Jazz is not Blues and Blues is not Jazz.......


I have been a music fan all my life and listen to classic Jazz and female vocals mostly.  I did not see this throughout most of my life, but now some internet sites and more seem to lump Jazz and Blues into the same thought. 
B.B. King is great, but he is not Jazz.  Paul Desmond is great, but he is not Blues.   

Perhaps next Buck Owens will be considered Blues, or Lawrence Welk or let's have Buddy Holly as a Jazz artist? 

Trite, trivial and ill informed, it is all the rage in politics, why not music?




whatjd

I notice nobody has mentioned "Ragtime", which is linked to Scott Joplin and Jelly Roll Morton who claims to have invented jazz.

It seems that what's called modern jazz has come a long way. While modern jazz borrows from many genres of music, I don't believe they are connected in a linear sort of way, like if we didn't have this we couldn't have that. Where does "Ragtime" come in;


        https://www.youtube.com/watch?v=fPmruHc4S9Q


        https://www.youtube.com/watch?v=bCxLAr_bwpA
Ragtime was a precursor of Jazz. Late 1800’s-early 1900’s.

RAGtime . Ragged rhythm : syncopation; the main defining characteristic of Jazz (the “swing”). Ragtime was not really Jazz in the strictest sense of the word since there was no improvisation to speak of . Players (Morton) would later incorporate improvisation along with other influences such as Blues and Jazz was born. No big mystery here as it is well documented.

The evolution of Jazz is linear; it builds on what came before. Same can be said of practically all art.
Through sheer good fortune, a book of piano sheet music a neighbor laid on me happened to have a xerox of Scott Joplin's rag "The Chrysanthemum" hidden inside.  I thought I was a knowledgeable Scott Joplin fan, but this particular piece had completely eluded me.  Anyway, I'm hearing it for the first time, under my fingers. It's totally wonderful.  Yeah, to put it gently, the music is a bit above my station in terms of difficulty, but on a good day I can almost pull off maybe eighty percent of it.  BTW, the music the book actually contains is uniformly awful.

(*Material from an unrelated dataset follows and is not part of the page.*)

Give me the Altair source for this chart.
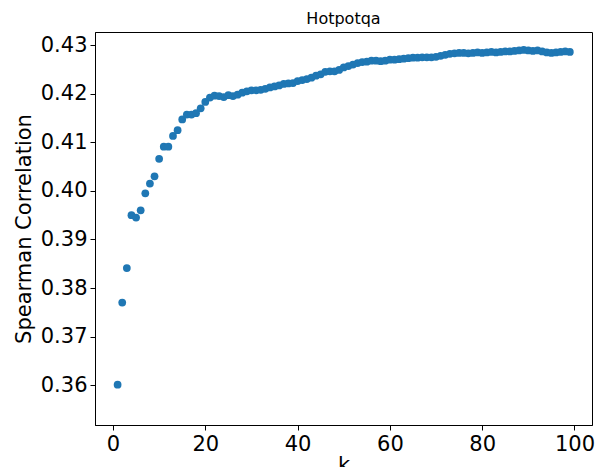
import altair as alt
import pandas as pd

k = list(range(1, 100))
corr = [0.3601, 0.3770, 0.3841, 0.3950, 0.3945, 0.3960, 0.3995, 0.4015, 0.4030, 0.4066,
        0.4091, 0.4091, 0.4113, 0.4125, 0.4147, 0.4157, 0.4157, 0.4160, 0.4170, 0.4183,
        0.4192, 0.4196, 0.4195, 0.4193, 0.4197, 0.4195, 0.4198, 0.4202, 0.4205, 0.4207,
        0.4207, 0.4208, 0.4210, 0.4213, 0.4215, 0.4217, 0.4220, 0.4221, 0.4222, 0.4226,
        0.4228, 0.4230, 0.4233, 0.4237, 0.4240, 0.4245, 0.4246, 0.4246, 0.4249, 0.4254,
        0.4257, 0.4260, 0.4263, 0.4265, 0.4266, 0.4268, 0.4268, 0.4267, 0.4268, 0.4270,
        0.4270, 0.4271, 0.4272, 0.4273, 0.4274, 0.4274, 0.4275, 0.4275, 0.4275, 0.4276,
        0.4278, 0.4280, 0.4282, 0.4283, 0.4284, 0.4284, 0.4283, 0.4284, 0.4285, 0.4284,
        0.4285, 0.4286, 0.4285, 0.4286, 0.4287, 0.4287, 0.4288, 0.4289, 0.4290, 0.4289,
        0.4288, 0.4289, 0.4287, 0.4285, 0.4284, 0.4285, 0.4286, 0.4287, 0.4286]

df = pd.DataFrame({"k": k, "corr": corr})

chart = alt.Chart(df).mark_circle(size=60, opacity=1, color="#1f77b4").encode(
    x=alt.X("k:Q", scale=alt.Scale(domain=[-3.9, 103.8], nice=False, zero=False),
            axis=alt.Axis(values=[0, 20, 40, 60, 80, 100], title="k", grid=False, titlePadding=0)),
    y=alt.Y("corr:Q", scale=alt.Scale(domain=[0.3518, 0.4327], nice=False, zero=False),
            axis=alt.Axis(values=[0.36, 0.37, 0.38, 0.39, 0.40, 0.41, 0.42, 0.43], format=".2f",
                          title="Spearman Correlation", grid=False, titlePadding=6)),
).properties(
    width=497, height=393, autosize="none",
    padding={"left": 87, "top": 24, "right": 4, "bottom": 42},
    title=alt.Title("Hotpotqa", fontSize=16, fontWeight="normal", font="DejaVu Sans", offset=5),
).configure_view(stroke="black", strokeWidth=1).configure_axis(
    labelFont="DejaVu Sans", titleFont="DejaVu Sans", labelFontSize=21, titleFontSize=21,
    titleFontWeight="normal", labelColor="black", titleColor="black",
    domainColor="black", tickColor="black", tickSize=5, labelPadding=3,
)

chart.save("out.html", embed_options={"renderer": "svg", "actions": False})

As for my piano, it's an early 20th Century Mason-Hamlin studio upright.  It can no longer be tuned to standard pitch, and it will never be fully in tune with itself but it's got tone, tone, tone!  My audio-fool ears bathe in luxury.
I suspect that most of the pianos in the various “venues” that Joplin played were not fully in tune with themselves either.  You’re in good company.  Some of those old pianos do have great tone; sounds like you have a good one.

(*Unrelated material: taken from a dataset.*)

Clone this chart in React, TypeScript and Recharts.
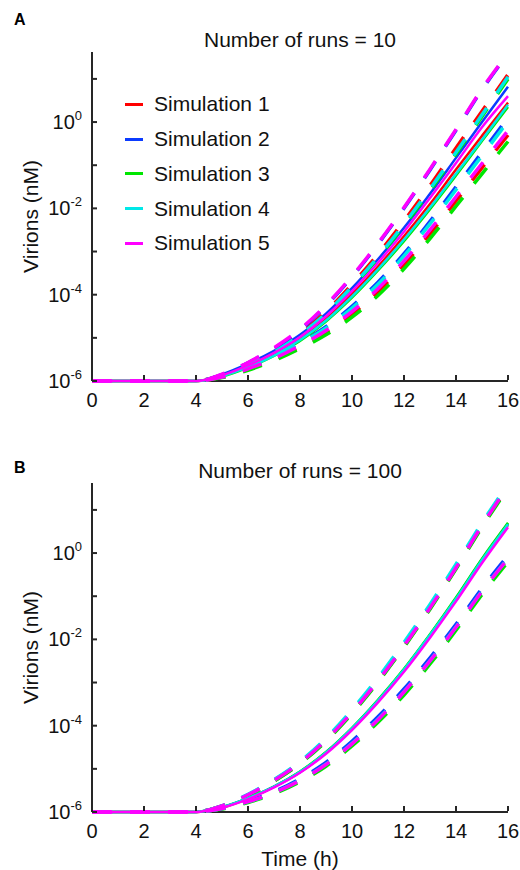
import { LineChart, Line, XAxis, YAxis, Legend, Label } from 'recharts';

const FONT = '"Liberation Sans", Arial, sans-serif';
const AXIS = '#262626';

const TIME = [0, 4, 4.5, 5, 6, 7, 8, 9, 10, 11, 12, 13, 14, 15, 16];
const X_TICKS = [0, 2, 4, 6, 8, 10, 12, 14, 16];
const Y_TICKS = [1e-6, 1e-5, 1e-4, 1e-3, 1e-2, 1e-1, 1, 10];

const SIM_NAMES = ['Simulation 1', 'Simulation 2', 'Simulation 3', 'Simulation 4', 'Simulation 5'];
const SIM_COLORS = ['#ff0000', '#0b3bff', '#00e600', '#00e8e8', '#ff00ff'];

// log10 of virions (nM), one row per simulation — panel A, 10 runs
const A_MEAN = [
  [-6, -6, -5.96, -5.88, -5.66, -5.38, -5.02, -4.56, -3.99, -3.35, -2.65, -1.9, -1.1, -0.32, 0.45],
  [-6, -6, -5.95, -5.85, -5.6, -5.3, -4.93, -4.44, -3.85, -3.18, -2.45, -1.66, -0.83, 0.0, 0.82],
  [-6, -6, -5.97, -5.9, -5.69, -5.42, -5.07, -4.62, -4.07, -3.44, -2.76, -2.02, -1.24, -0.44, 0.35],
  [-6, -6, -5.97, -5.89, -5.68, -5.41, -5.05, -4.6, -4.04, -3.41, -2.72, -1.98, -1.2, -0.41, 0.4],
  [-6, -6, -5.96, -5.87, -5.64, -5.35, -4.98, -4.5, -3.92, -3.26, -2.54, -1.76, -0.95, -0.12, 0.6],
];
const A_UPPER = [
  [-6, -6, -5.95, -5.86, -5.61, -5.3, -4.9, -4.39, -3.76, -3.06, -2.29, -1.47, -0.6, 0.25, 1.1],
  [-6, -6, -5.95, -5.85, -5.58, -5.25, -4.82, -4.26, -3.59, -2.83, -2.0, -1.11, -0.19, 0.75, 1.58],
  [-6, -6, -5.96, -5.88, -5.64, -5.34, -4.95, -4.45, -3.84, -3.15, -2.4, -1.59, -0.74, 0.13, 1.0],
  [-6, -6, -5.96, -5.87, -5.63, -5.33, -4.93, -4.43, -3.81, -3.12, -2.36, -1.55, -0.7, 0.17, 1.05],
  [-6, -6, -5.95, -5.84, -5.57, -5.23, -4.8, -4.24, -3.57, -2.81, -1.98, -1.09, -0.17, 0.77, 1.6],
];
const A_LOWER = [
  [-6, -6, -5.97, -5.91, -5.73, -5.5, -5.21, -4.87, -4.45, -3.93, -3.3, -2.59, -1.83, -1.06, -0.3],
  [-6, -6, -5.96, -5.89, -5.69, -5.43, -5.11, -4.74, -4.27, -3.71, -3.05, -2.3, -1.5, -0.7, 0.1],
  [-6, -6, -5.97, -5.92, -5.75, -5.53, -5.25, -4.93, -4.52, -4.02, -3.4, -2.7, -1.95, -1.2, -0.45],
  [-6, -6, -5.96, -5.9, -5.7, -5.45, -5.13, -4.77, -4.31, -3.76, -3.1, -2.36, -1.57, -0.78, 0.02],
  [-6, -6, -5.97, -5.91, -5.72, -5.48, -5.18, -4.83, -4.39, -3.86, -3.22, -2.5, -1.73, -0.96, -0.2],
];

// panel B, 100 runs
const B_MEAN = [
  [-6, -6, -5.96, -5.9, -5.69, -5.42, -5.08, -4.63, -4.08, -3.43, -2.72, -1.92, -1.08, -0.18, 0.65],
  [-6, -6, -5.96, -5.89, -5.68, -5.41, -5.07, -4.62, -4.06, -3.41, -2.7, -1.9, -1.05, -0.15, 0.68],
  [-6, -6, -5.96, -5.89, -5.68, -5.41, -5.06, -4.61, -4.05, -3.4, -2.68, -1.88, -1.03, -0.13, 0.7],
  [-6, -6, -5.96, -5.89, -5.68, -5.41, -5.07, -4.62, -4.06, -3.42, -2.7, -1.9, -1.06, -0.16, 0.67],
  [-6, -6, -5.96, -5.9, -5.7, -5.43, -5.09, -4.65, -4.1, -3.46, -2.75, -1.96, -1.12, -0.23, 0.6],
];
const B_UPPER = [
  [-6, -6, -5.95, -5.86, -5.61, -5.28, -4.87, -4.34, -3.7, -2.97, -2.16, -1.28, -0.35, 0.62, 1.53],
  [-6, -6, -5.95, -5.86, -5.6, -5.26, -4.85, -4.31, -3.66, -2.92, -2.11, -1.23, -0.3, 0.67, 1.57],
  [-6, -6, -5.95, -5.87, -5.62, -5.29, -4.88, -4.36, -3.72, -2.99, -2.18, -1.3, -0.37, 0.6, 1.5],
  [-6, -6, -5.95, -5.86, -5.59, -5.25, -4.83, -4.29, -3.63, -2.89, -2.07, -1.19, -0.26, 0.7, 1.6],
  [-6, -6, -5.95, -5.86, -5.6, -5.27, -4.86, -4.33, -3.69, -2.96, -2.15, -1.27, -0.34, 0.64, 1.55],
];
const B_LOWER = [
  [-6, -6, -5.97, -5.92, -5.76, -5.55, -5.26, -4.89, -4.41, -3.85, -3.21, -2.49, -1.71, -0.88, -0.12],
  [-6, -6, -5.97, -5.92, -5.75, -5.53, -5.23, -4.85, -4.36, -3.79, -3.15, -2.43, -1.65, -0.82, -0.06],
  [-6, -6, -5.97, -5.93, -5.78, -5.58, -5.3, -4.94, -4.47, -3.92, -3.29, -2.57, -1.79, -0.96, -0.2],
  [-6, -6, -5.97, -5.92, -5.76, -5.55, -5.26, -4.89, -4.41, -3.85, -3.21, -2.49, -1.71, -0.88, -0.12],
  [-6, -6, -5.97, -5.92, -5.76, -5.55, -5.27, -4.9, -4.42, -3.86, -3.22, -2.5, -1.72, -0.89, -0.13],
];

function buildRows(mean: number[][], upper: number[][], lower: number[][]) {
  return TIME.map((t, i) => {
    // `base` carries the x-axis baseline so it sits underneath the curves
    const row: Record<string, number> = { t, base: Y_TICKS[0] };
    SIM_NAMES.forEach((_, s) => {
      row[`m${s}`] = 10 ** mean[s][i];
      row[`u${s}`] = 10 ** upper[s][i];
      row[`l${s}`] = 10 ** lower[s][i];
    });
    return row;
  });
}

const YTick = ({ x, y, payload }: any) => {
  const exp = Math.round(Math.log10(payload.value));
  return (
    <g>
      <line x1={x} x2={x + 5} y1={y} y2={y} stroke={AXIS} strokeWidth={2} />
      {exp % 2 === 0 && (
        <text x={x - 10} y={y + 7} textAnchor="end" fontSize={20} fill="#111" fontFamily={FONT}>
          10
          <tspan dy={-9} fontSize={13}>
            {exp}
          </tspan>
        </text>
      )}
    </g>
  );
};

const XTick = ({ x, y, payload }: any) => (
  <g>
    <line x1={x} x2={x} y1={y - 1} y2={y - 6} stroke={AXIS} strokeWidth={2} />
    <text x={x} y={y + 26} textAnchor="middle" fontSize={20} fill="#111" fontFamily={FONT}>
      {payload.value}
    </text>
  </g>
);

const YLabel = ({ viewBox }: any) => {
  const cx = viewBox.x - 2;
  const cy = viewBox.y + viewBox.height / 2;
  return (
    <text
      x={cx}
      y={cy}
      transform={`rotate(-90 ${cx} ${cy})`}
      textAnchor="middle"
      dominantBaseline="central"
      fontSize={21}
      fill="#111"
      fontFamily={FONT}
    >
      Virions (nM)
    </text>
  );
};

const TimeLabel = ({ viewBox }: any) => (
  <text
    x={viewBox.x + viewBox.width / 2}
    y={viewBox.y + 46}
    textAnchor="middle"
    dominantBaseline="central"
    fontSize={21}
    fill="#111"
    fontFamily={FONT}
  >
    Time (h)
  </text>
);

const SimLegend = () => (
  <div style={{ fontFamily: FONT, fontSize: 21, color: '#111' }}>
    {SIM_NAMES.map((name, i) => (
      <div key={name} style={{ display: 'flex', alignItems: 'center', height: 34.75 }}>
        <span style={{ width: 18, height: 3, background: SIM_COLORS[i], marginRight: 11 }} />
        {name}
      </div>
    ))}
  </div>
);

function Panel({
  letter,
  title,
  rows,
  height,
  bottom,
  letterTop,
  showLegend,
  showTime,
}: {
  letter: string;
  title: string;
  rows: Record<string, number>[];
  height: number;
  bottom: number;
  letterTop: number;
  showLegend: boolean;
  showTime: boolean;
}) {
  return (
    <div style={{ position: 'relative', width: 520, height }}>
      <div
        style={{
          position: 'absolute',
          left: 14,
          top: letterTop,
          fontFamily: FONT,
          fontWeight: 700,
          fontSize: 16,
          lineHeight: '18px',
        }}
      >
        {letter}
      </div>
      <div
        style={{
          position: 'absolute',
          left: 92,
          width: 416,
          top: 28,
          textAlign: 'center',
          fontFamily: FONT,
          fontSize: 21,
          lineHeight: '24px',
          color: '#111',
        }}
      >
        {title}
      </div>
      <LineChart width={520} height={height} data={rows} margin={{ top: 52, right: 12, left: 32, bottom }}>
        <XAxis
          dataKey="t"
          type="number"
          domain={[0, 16]}
          ticks={X_TICKS}
          interval={0}
          height={30}
          tickSize={0}
          tickMargin={0}
          tickLine={false}
          tick={<XTick />}
          axisLine={false}
          label={showTime ? <Label content={<TimeLabel />} /> : undefined}
        />
        <YAxis
          type="number"
          scale="log"
          domain={[1e-6, 42]}
          ticks={Y_TICKS}
          interval={0}
          width={60}
          tickSize={0}
          tickMargin={0}
          tickLine={false}
          tick={<YTick />}
          axisLine={{ stroke: AXIS, strokeWidth: 2 }}
          label={<Label content={<YLabel />} />}
        />
        {showLegend && (
          <Legend
            layout="vertical"
            align="center"
            verticalAlign="middle"
            content={<SimLegend />}
            wrapperStyle={{ left: 125, top: 87, width: 'auto' }}
          />
        )}
        <Line
          dataKey="base"
          type="linear"
          stroke={AXIS}
          strokeWidth={2}
          dot={false}
          activeDot={false}
          legendType="none"
          isAnimationActive={false}
        />
        {SIM_NAMES.flatMap((name, s) => [
          <Line
            key={`m${s}`}
            dataKey={`m${s}`}
            name={name}
            type="monotone"
            stroke={SIM_COLORS[s]}
            strokeWidth={2.5}
            dot={false}
            activeDot={false}
            isAnimationActive={false}
          />,
          <Line
            key={`u${s}`}
            dataKey={`u${s}`}
            type="monotone"
            stroke={SIM_COLORS[s]}
            strokeWidth={3.5}
            strokeDasharray="20 18"
            dot={false}
            activeDot={false}
            legendType="none"
            isAnimationActive={false}
          />,
          <Line
            key={`l${s}`}
            dataKey={`l${s}`}
            type="monotone"
            stroke={SIM_COLORS[s]}
            strokeWidth={3.5}
            strokeDasharray="20 18"
            dot={false}
            activeDot={false}
            legendType="none"
            isAnimationActive={false}
          />,
        ])}
      </LineChart>
    </div>
  );
}

export default function App() {
  const rowsA = buildRows(A_MEAN, A_UPPER, A_LOWER);
  const rowsB = buildRows(B_MEAN, B_UPPER, B_LOWER);
  return (
    <div style={{ position: 'absolute', left: 0, top: 0, width: 520, height: 870, background: '#fff' }}>
      <Panel
        letter="A"
        title="Number of runs = 10"
        rows={rowsA}
        height={431}
        bottom={20}
        letterTop={11}
        showLegend
        showTime={false}
      />
      <Panel
        letter="B"
        title="Number of runs = 100"
        rows={rowsB}
        height={439}
        bottom={28}
        letterTop={28}
        showLegend={false}
        showTime
      />
    </div>
  );
}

'Jazz ain't Blues and Blues ain't Jass.......But I tell you what. If you cain't play the blues. You cain't play jass.' 

If we didn't have blues were sure wouldn't have jazz.

@oldhvymec,
You're on to something big bruh.
How's this, Country Western, Rock and Roll, Blues and Jazz were ALL born in the USA. They are bound to cross a few boundaries.
Wrong country for being a purest, ay?

If you think about it, one was born from the another, or branched and taken from another. It's not like Opera, Dixieland jazz, Bali, or Bagpipes, crossing lines... Just sayin, more alike than not...
The older I get the more I learn that the blues or any american music for that matter is a melting pot of all music that came before it. Even the indigenous music of the american indian had just as much effect on the creation of blues as any of the european and african music that is given more credit.

Even in New Orleans the black folks of the 1800's recognised that the indian population and people were treated even worse than the black man. And if that ain't the blues, I don't no what is.

Legend has it Charlie Patton, the so called father of Delta Mississippi blues was part Choctaw which had a profound effect on the music he was creating or should I say melting. I have learned to love Delta Mississippi music. Blues, french, spanish and indigenous indian and all. After all  Mississippi is a Choctaw word.